How to understand happens-before consistent

In chapter 17 of JLS, it introduce a concept: happens-before consistent.

A set of actions A is happens-before consistent if for all reads r in A, where W(r) is the write action seen by r, it is not the case that either hb(r, W(r)) or that there exists a write w in A such that w.v = r.v and hb(W(r), w) and hb(w, r)"

In my understanding, it equals to following words: ..., it is the case that neither ... nor ...

So my first two questions are:

is my understanding right?
what does "w.v = r.v" mean?

It also gives an Example: 17.4.5-1

Thread 1 Thread 2

B = 1; A = 2; 

r2 = A; r1 = B;

In first execution order:

1: B = 1;

3: A = 2;

2: r2 = A;  // sees initial write of 0

4: r1 = B;  // sees initial write of 0

The order itself has already told us that two threads are executed alternately, so my third question is: what does left number mean?

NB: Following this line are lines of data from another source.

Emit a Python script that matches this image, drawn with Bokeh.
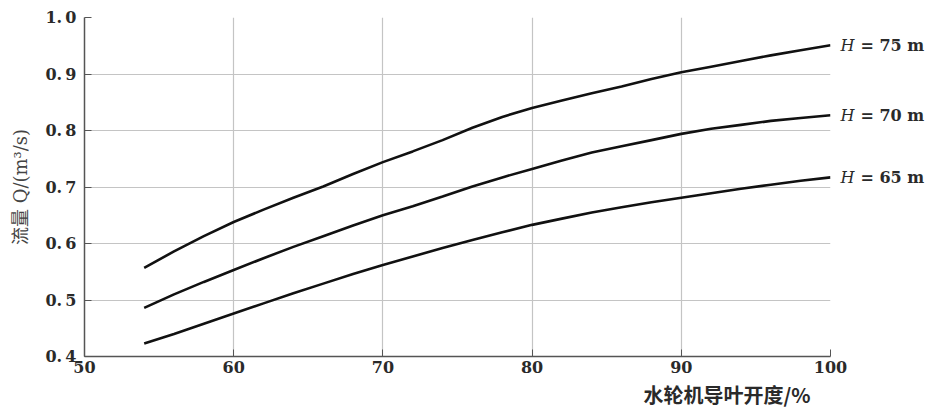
from bokeh.plotting import figure
from bokeh.models import FixedTicker, Range1d, LinearAxis, Title
from bokeh.embed import file_html
from bokeh.resources import INLINE

# ---- data ----
opening = [54, 56, 58, 60, 62, 64, 66, 68, 70, 72, 74, 76,
           78, 80, 82, 84, 86, 88, 90, 92, 94, 96, 98, 100]
q_h75 = [0.557, 0.586, 0.613, 0.638, 0.660, 0.681, 0.701, 0.723, 0.744, 0.763, 0.783, 0.805,
         0.824, 0.840, 0.853, 0.866, 0.878, 0.891, 0.903, 0.913, 0.923, 0.933, 0.942, 0.951]
q_h70 = [0.486, 0.510, 0.532, 0.553, 0.574, 0.594, 0.613, 0.632, 0.650, 0.666, 0.683, 0.701,
         0.717, 0.732, 0.747, 0.761, 0.772, 0.783, 0.794, 0.803, 0.810, 0.817, 0.822, 0.827]
q_h65 = [0.423, 0.440, 0.458, 0.476, 0.494, 0.512, 0.529, 0.546, 0.562, 0.577, 0.592, 0.606,
         0.620, 0.633, 0.644, 0.655, 0.664, 0.673, 0.681, 0.689, 0.697, 0.704, 0.711, 0.717]
head_labels = ["75", "70", "65"]
x_ticks = [50, 60, 70, 80, 90, 100]
y_ticks = [0.4, 0.5, 0.6, 0.7, 0.8, 0.9, 1.0]
y_tick_labels = ["0.\u20094", "0.\u20095", "0.\u20096", "0.\u20097", "0.\u20098", "0.\u20099", "1.\u20090"]
x_title = "水轮机导叶开度/%"
y_title = "流量 Q/(m³/s)"

SERIF = "DejaVu Serif, Noto Sans CJK SC"
CJK = "Noto Sans CJK SC"
TXT = "#2a2a2a"

yr = Range1d(0.4, 1.0)
p = figure(width=931, height=412, output_backend="svg", toolbar_location=None,
           x_range=Range1d(50, 100), y_range=yr,
           min_border_left=84, min_border_right=101, min_border_top=17, min_border_bottom=56)
p.outline_line_color = None
p.background_fill_color = "white"
p.border_fill_color = "white"

# axes
p.xaxis.ticker = FixedTicker(ticks=x_ticks)
p.yaxis.ticker = FixedTicker(ticks=y_ticks)
p.yaxis.major_label_overrides = {t: s for t, s in zip(y_ticks, y_tick_labels)}
for ax in (p.xaxis, p.yaxis):
    ax.axis_line_color = "#555555"
    ax.axis_line_width = 1.5
    ax.major_tick_in = 7
    ax.major_tick_out = 0
    ax.major_tick_line_color = "#555555"
    ax.minor_tick_line_color = None
    ax.major_label_text_font = SERIF
    ax.major_label_text_font_size = "16px"
    ax.major_label_text_font_style = "bold"
    ax.major_label_text_color = TXT
p.xaxis.major_label_standoff = 4
p.yaxis.major_label_standoff = 8
p.yaxis.axis_label = y_title
p.yaxis.axis_label_text_font = SERIF
p.yaxis.axis_label_text_font_size = "18px"
p.yaxis.axis_label_text_font_style = "normal"
p.yaxis.axis_label_text_color = "#444444"
p.yaxis.axis_label_standoff = 11

# grid
for g in (p.xgrid, p.ygrid):
    g.grid_line_color = "#c4c4c4"
    g.grid_line_width = 1.2
p.xgrid.ticker = FixedTicker(ticks=x_ticks)
p.ygrid.ticker = FixedTicker(ticks=y_ticks)

# curves
series = [q_h75, q_h70, q_h65]
for ys in series:
    p.line(opening, ys, line_color="#111111", line_width=2.6)

# curve labels at the right, placed through right-side axes at the curve end values
end_vals = [ys[-1] for ys in series]
ax_h = LinearAxis(ticker=FixedTicker(ticks=end_vals),
                  major_label_overrides={v: "H" for v in end_vals})
ax_v = LinearAxis(ticker=FixedTicker(ticks=end_vals),
                  major_label_overrides={v: "= " + h + " m" for v, h in zip(end_vals, head_labels)})
for ax in (ax_h, ax_v):
    ax.axis_line_color = None
    ax.major_tick_line_color = None
    ax.minor_tick_line_color = None
    ax.major_tick_in = 0
    ax.major_tick_out = 0
    ax.major_label_text_font = "DejaVu Serif"
    ax.major_label_text_font_size = "16px"
    ax.major_label_text_color = TXT
ax_h.major_label_text_font_style = "italic"
ax_h.major_label_standoff = 10
ax_v.major_label_text_font_style = "bold"
ax_v.major_label_standoff = 3
p.add_layout(ax_h, "right")
p.add_layout(ax_v, "right")

# x axis title, right-aligned below the axis
p.add_layout(Title(text=x_title, align="right", offset=20, standoff=4,
                   text_font=CJK, text_font_style="bold", text_font_size="20px",
                   text_color=TXT), "below")

open("out.html", "w").write(file_html(p, INLINE))
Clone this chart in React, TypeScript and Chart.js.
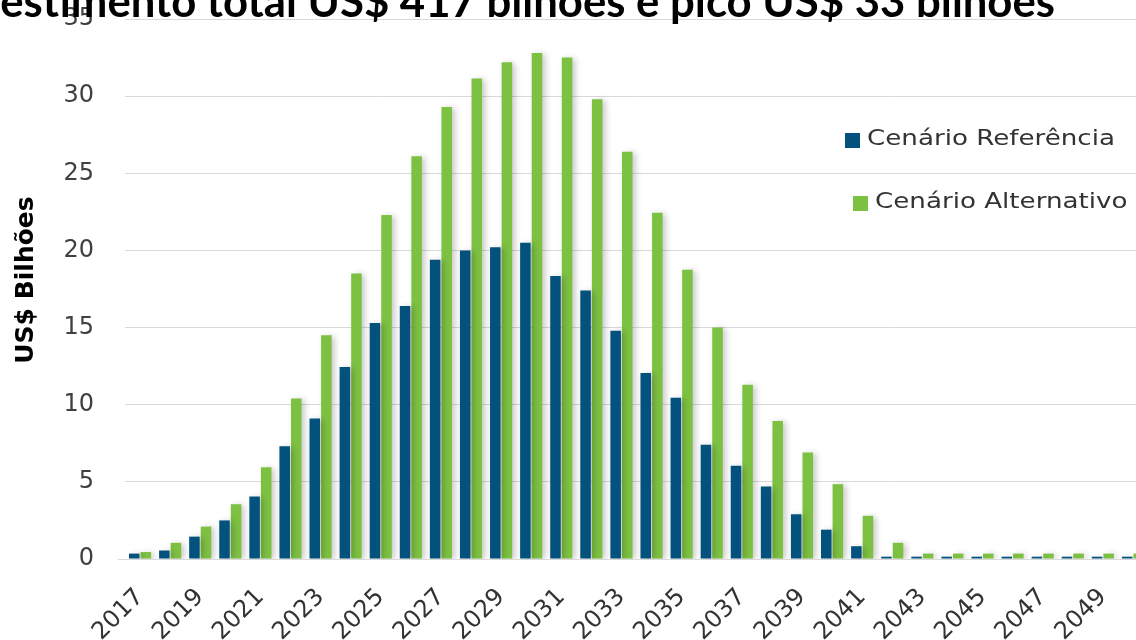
import React, { useEffect, useRef } from "react";
import { Chart, registerables } from "chart.js";

Chart.register(...registerables);

const TITLE = "Investimento total US$ 417 bilhões e pico US$ 33 bilhões";
const TITLE_VISIBLE = "estimento total US$ 417 bilhões e pico US$ 33 bilhões";
const Y_TITLE = "US$ Bilhões";

const years = [
  "2017", "2018", "2019", "2020", "2021", "2022", "2023", "2024", "2025", "2026",
  "2027", "2028", "2029", "2030", "2031", "2032", "2033", "2034", "2035", "2036",
  "2037", "2038", "2039", "2040", "2041", "2042", "2043", "2044", "2045", "2046",
  "2047", "2048", "2049", "2050",
];

const referencia = [
  0.35, 0.55, 1.45, 2.5, 4.05, 7.3, 9.1, 12.45, 15.3, 16.4,
  19.4, 20.0, 20.2, 20.5, 18.35, 17.4, 14.8, 12.05, 10.45, 7.4,
  6.05, 4.7, 2.9, 1.9, 0.83, 0.15, 0.15, 0.15, 0.15, 0.15,
  0.15, 0.15, 0.15, 0.15,
];

const alternativo = [
  0.45, 1.05, 2.1, 3.55, 5.95, 10.4, 14.5, 18.5, 22.3, 26.1,
  29.3, 31.15, 32.2, 32.8, 32.5, 29.8, 26.4, 22.45, 18.75, 15.0,
  11.3, 8.95, 6.9, 4.85, 2.8, 1.05, 0.35, 0.35, 0.35, 0.35,
  0.35, 0.35, 0.35, 0.35,
];

const seriesLabels = ["Cenário Referência", "Cenário Alternativo"];
const seriesColors = ["#03527E", "#7DC142"];

const Y_MIN = 0;
const Y_MAX = 35;
const Y_STEP = 5;

const TICK_FONT = "'DejaVu Sans', Verdana, sans-serif";

const shadowPlugin = {
  id: "barShadow",
  beforeDatasetsDraw(chart: any) {
    const ctx = chart.ctx;
    ctx.save();
    ctx.shadowColor = "rgba(0,0,0,0.22)";
    ctx.shadowBlur = 6;
    ctx.shadowOffsetX = 3;
    ctx.shadowOffsetY = 1;
  },
  afterDatasetsDraw(chart: any) {
    chart.ctx.restore();
  },
};

const overlayPlugin = {
  id: "overlay",
  afterDraw(chart: any) {
    const ctx = chart.ctx as CanvasRenderingContext2D;

    // Title (cropped at the top/left as in the reference)
    ctx.save();
    ctx.font = "bold 40px Lato, 'Open Sans', sans-serif";
    const w = ctx.measureText(TITLE_VISIBLE).width;
    const size = (40 * 1055) / w;
    ctx.font = `bold ${size}px Lato, 'Open Sans', sans-serif`;
    ctx.fillStyle = "#000000";
    ctx.textAlign = "right";
    ctx.textBaseline = "alphabetic";
    ctx.fillText(TITLE, 1055, 17);
    ctx.restore();

    // Y axis title
    ctx.save();
    ctx.translate(26, 280);
    ctx.rotate(-Math.PI / 2);
    ctx.font = "bold 25px 'DejaVu Sans', sans-serif";
    ctx.fillStyle = "#000000";
    ctx.textAlign = "center";
    ctx.textBaseline = "middle";
    ctx.fillText(Y_TITLE, 0, 0);
    ctx.restore();

    // Legend
    const rows = [
      { box: [845, 133], text: [867, 140] },
      { box: [853, 196], text: [875, 203] },
    ];
    ctx.save();
    ctx.font = `21px ${TICK_FONT}`;
    const m = ctx.measureText(seriesLabels[0]).width;
    const sx = 248 / m;
    seriesLabels.forEach((lab, i) => {
      const r = rows[i];
      ctx.fillStyle = seriesColors[i];
      ctx.fillRect(r.box[0], r.box[1], 15, 15);
      ctx.save();
      ctx.translate(r.text[0], r.text[1]);
      ctx.scale(sx, 1);
      ctx.fillStyle = "#333333";
      ctx.textAlign = "left";
      ctx.textBaseline = "middle";
      ctx.fillText(lab, 0, 0);
      ctx.restore();
    });
    ctx.restore();
  },
};

export default function App() {
  const canvasRef = useRef<HTMLCanvasElement | null>(null);

  useEffect(() => {
    const canvas = canvasRef.current;
    if (!canvas) return;
    const chart = new Chart(canvas, {
      type: "bar",
      data: {
        labels: years,
        datasets: [
          {
            label: seriesLabels[0],
            data: referencia,
            backgroundColor: seriesColors[0],
            borderWidth: 0,
          },
          {
            label: seriesLabels[1],
            data: alternativo,
            backgroundColor: seriesColors[1],
            borderWidth: 0,
          },
        ],
      },
      options: {
        responsive: false,
        animation: false,
        devicePixelRatio: 1,
        layout: { padding: { top: 19, right: 2, left: 0, bottom: 0 } },
        datasets: {
          bar: { categoryPercentage: 0.77, barPercentage: 0.91 },
        },
        plugins: {
          legend: { display: false },
          title: { display: false },
          tooltip: { enabled: false },
        },
        scales: {
          x: {
            grid: { display: false },
            border: { display: true, color: "#d9d9d9", width: 1 },
            ticks: {
              autoSkip: false,
              minRotation: 45,
              maxRotation: 45,
              padding: 16,
              color: "#333333",
              font: { family: TICK_FONT, size: 24 },
              callback: (_v: any, i: number) => (i % 2 === 0 ? years[i] : ""),
            },
            afterFit: (s: any) => {
              s.height = 81;
              s.paddingLeft = 0;
              s.paddingRight = 0;
            },
          },
          y: {
            min: Y_MIN,
            max: Y_MAX,
            border: { display: false },
            grid: {
              color: "#d9d9d9",
              lineWidth: 1,
              tickLength: 7,
              tickColor: (c: any) =>
                c.tick && c.tick.value === 0 ? "#d9d9d9" : "rgba(0,0,0,0)",
            },
            ticks: {
              stepSize: Y_STEP,
              padding: 24,
              color: "#404040",
              font: { family: TICK_FONT, size: 24 },
            },
            afterFit: (s: any) => {
              s.width = 125;
              s.paddingTop = 0;
              s.paddingBottom = 0;
            },
          },
        },
      },
      plugins: [shadowPlugin, overlayPlugin],
    } as any);
    return () => chart.destroy();
  }, []);

  return (
    <div
      style={{
        position: "fixed",
        left: 0,
        top: 0,
        width: 1136,
        height: 640,
        overflow: "hidden",
        background: "#ffffff",
      }}
    >
      <canvas
        ref={canvasRef}
        width={1150}
        height={640}
        style={{ display: "block", width: 1150, height: 640 }}
      />
    </div>
  );
}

In my understanding, the reason of both r2 and r1 can see initial write of 0 is both A and B are not volatile field. So my fourth quesiton is: whether my understanding is right?

In second execution order:

1: r2 = A;  // sees write of A = 2

3: r1 = B;  // sees write of B = 1

2: B = 1;

4: A = 2;

According to definition of happens-before consistency, it is not difficult to understand this execution order is happens-before consistent(if my first understanding is correct). So my fifth and sixth questions are: does it exist this situation (reads see writes that occur later) in real world? If it does, could you give me a real example?

Solution

Each thread can be on a different core with its own private registers which Java can use to hold values of variables, unless you force access to coherent shared memory. This means that one thread can write to a value storing in a register, and this value is not visible to another thread for some time, like the duration of a loop or whole function. (milli-seconds is not uncommon)

A more extreme example is that the reading thread's code is optimised with the assumption that since it never changes the value, it doesn't need to read it from memory. In this case the optimised code never sees the change performed by another thread.

In both cases, the use of volatile ensures that reads and write occur in a consistent order and both threads see the same value. This is sometimes described as always reading from main memory, though it doesn't have to be the case because the caches can talk to each other directly. (So the performance hit is much smaller than you might expect).

On normal CPUs, caches are "coherent" (can't hold stale / conflicting values) and transparent, not managed manually. Making data visible between threads just means doing an actual load or store instruction in asm to access memory (through the data caches), and optionally waiting for the store buffer to drain to give ordering wrt. other later operations.